ETL is a type of data integration that refers to the three steps (extract, transform, load) used to blend data from multiple sources.

It’s often used to build a data warehouse.

ETL is a process that extracts the data from different source systems, then transforms the data (like applying calculations, concatenations, etc.) and finally loads the data into the Data Warehouse system.

It’s tempting to think a creating a Data warehouse is simply extracting data from multiple sources and loading into database of a Data warehouse.

This is far from the truth and requires a complex ETL process.

The ETL process requires active inputs from various stakeholders including developers, analysts, testers, top executives and is technically challenging.

In order to maintain its value as a tool for decision-makers, Data warehouse system needs to change with business changes.

ETL is a recurring activity (daily, weekly, monthly) of a Data warehouse system and needs to be agile, automated, and well documented.

ETL was created because data usually serves multiple purposes.
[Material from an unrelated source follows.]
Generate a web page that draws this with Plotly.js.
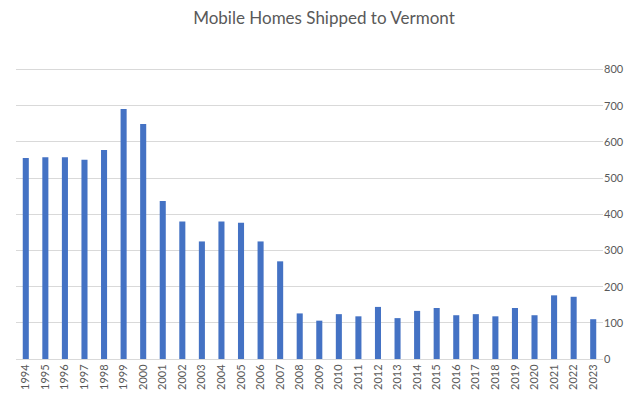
<!DOCTYPE html>
<html>
<head>
<meta charset="utf-8">
<script src="https://cdn.plot.ly/plotly-3.0.1.min.js"></script>
<style>html,body{margin:0;padding:0;background:#fff;}#chart{width:634px;height:400px;}</style>
</head>
<body>
<div id="chart"></div>
<script>
const years = ["1994","1995","1996","1997","1998","1999","2000","2001","2002","2003","2004","2005","2006","2007","2008","2009","2010","2011","2012","2013","2014","2015","2016","2017","2018","2019","2020","2021","2022","2023"];
const shipped = [556,558,558,551,578,691,650,437,380,325,380,377,325,270,126,106,124,118,144,113,133,141,121,124,118,141,121,176,172,110];
const yTicks = [0,100,200,300,400,500,600,700,800];

const trace = {
  type: 'bar',
  x: years,
  y: shipped,
  marker: {color: '#4472C4'},
  hoverinfo: 'x+y'
};

const layout = {
  width: 634, height: 400,
  margin: {l: 16, r: 31, t: 66, b: 41},
  paper_bgcolor: '#fff', plot_bgcolor: '#fff',
  bargap: 0.69,
  showlegend: false,
  title: {text: 'Mobile Homes Shipped to Vermont', x: 0.511, xanchor: 'center', y: 0.955, yanchor: 'middle',
          font: {family: 'Lato, "Open Sans", sans-serif', size: 17, color: '#595959'}},
  xaxis: {type: 'category', tickangle: -90, tickfont: {family: 'Lato, "Open Sans", sans-serif', size: 11, color: '#595959'},
          showgrid: false, showline: true, linecolor: '#d9d9d9', linewidth: 1, ticks: '', ticklen: 0, automargin: false},
  yaxis: {side: 'right', range: [0, 810], tickvals: yTicks, ticktext: yTicks.map(String),
          tickfont: {family: 'Lato, "Open Sans", sans-serif', size: 11, color: '#595959'},
          showgrid: true, gridcolor: '#d9d9d9', gridwidth: 1, zeroline: false, showline: false, ticks: '', automargin: false}
};

Plotly.newPlot('chart', [trace], layout, {displayModeBar: false, staticPlot: true});
</script>
</body>
</html>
For example:

  • Data about customers is important for tracking orders. A company needs to understand all of a customer’s recent orders so they can be fulfilled accurately. The system that manages customer orders might be SAP.
  • The same data is also used to understand buying patterns across all customers. For example, what products are selling the most quickly. Or, which product combinations are selling most effectively in each geography. The system that manages analytics might be a data warehouse.
  • The data is the same in both cases, but it is copied into different systems to serve each purpose. In this example, ETL moves the data from SAP to the data warehouse.

Types of ETL Tools

ETL tools have been around for over 30 years. As technology has evolved in that time, different types of solutions have entered the market.

There are several pure-play ETL vendors, such as Informatica, who specialize in ETL.

Other tools are offered by large software vendors, such as IBM, Oracle and Microsoft.

More recently, open source ETL tools and ETL cloud services have emerged.